Veel Russen migreerden naar de nieuw verworven gebieden. Vaak bouwden ze een tweede stad naast een oude: het nieuwe Fergana – dat enige tijd “Skobelev” heette – lag naast het oude Margilan; Tasjkent en Samarkand hebben nog altijd dubbele stadscentra. De Russische wijken deden mij tijdens mijn verblijf steeds denken aan de Bulgaarse hoofdstad Sofia: wijd van opzet, parkachtig, voorzien van allerlei openbare gebouwen (zoals een opera, kerken en regeringskantoren) en desondanks een tikje provinciaals. Tasjkent werd, als voornaamste bestuurscentrum van wat toen Turkestan werd genoemd, de voornaamste van de diverse gerussificeerde steden. En overal bloeide de katoenindustrie, waardoor een middenklasse en een industrieel proletariaat ontstonden.

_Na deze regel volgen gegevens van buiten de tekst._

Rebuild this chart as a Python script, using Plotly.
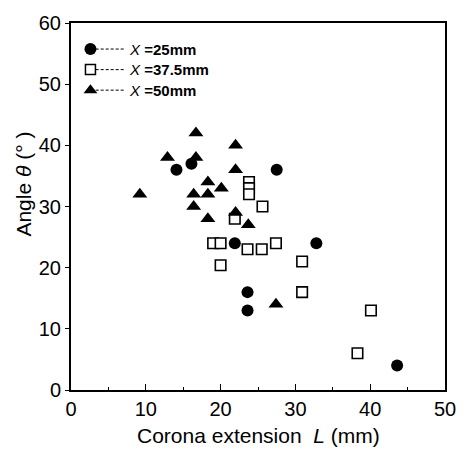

“Industrieel proletariaat”: u voelt al aankomen waar het heen gaat. Morgen meer. Voor het moment rond ik af met de conclusie dat de komst van de Russen de “vierde veeg” was.
Interessante serie.
Vriendelijke groet,
Ga je nog schrijven over de ontdekking van Sodom, zo breeduit verkondigd in Trouw?
http://www.trouw.nl/tr/nl/4464/Religie-filosofie/article/detail/4163858/2015/10/19/Heeft-Sodom-dan-toch-echt-bestaan.dhtml
Dat soort refutaties zijn zinvol maar moeten meteen worden geschreven en niet achteraf. Dan is de actualiteit weg en heeft het zoveel zin niet meer.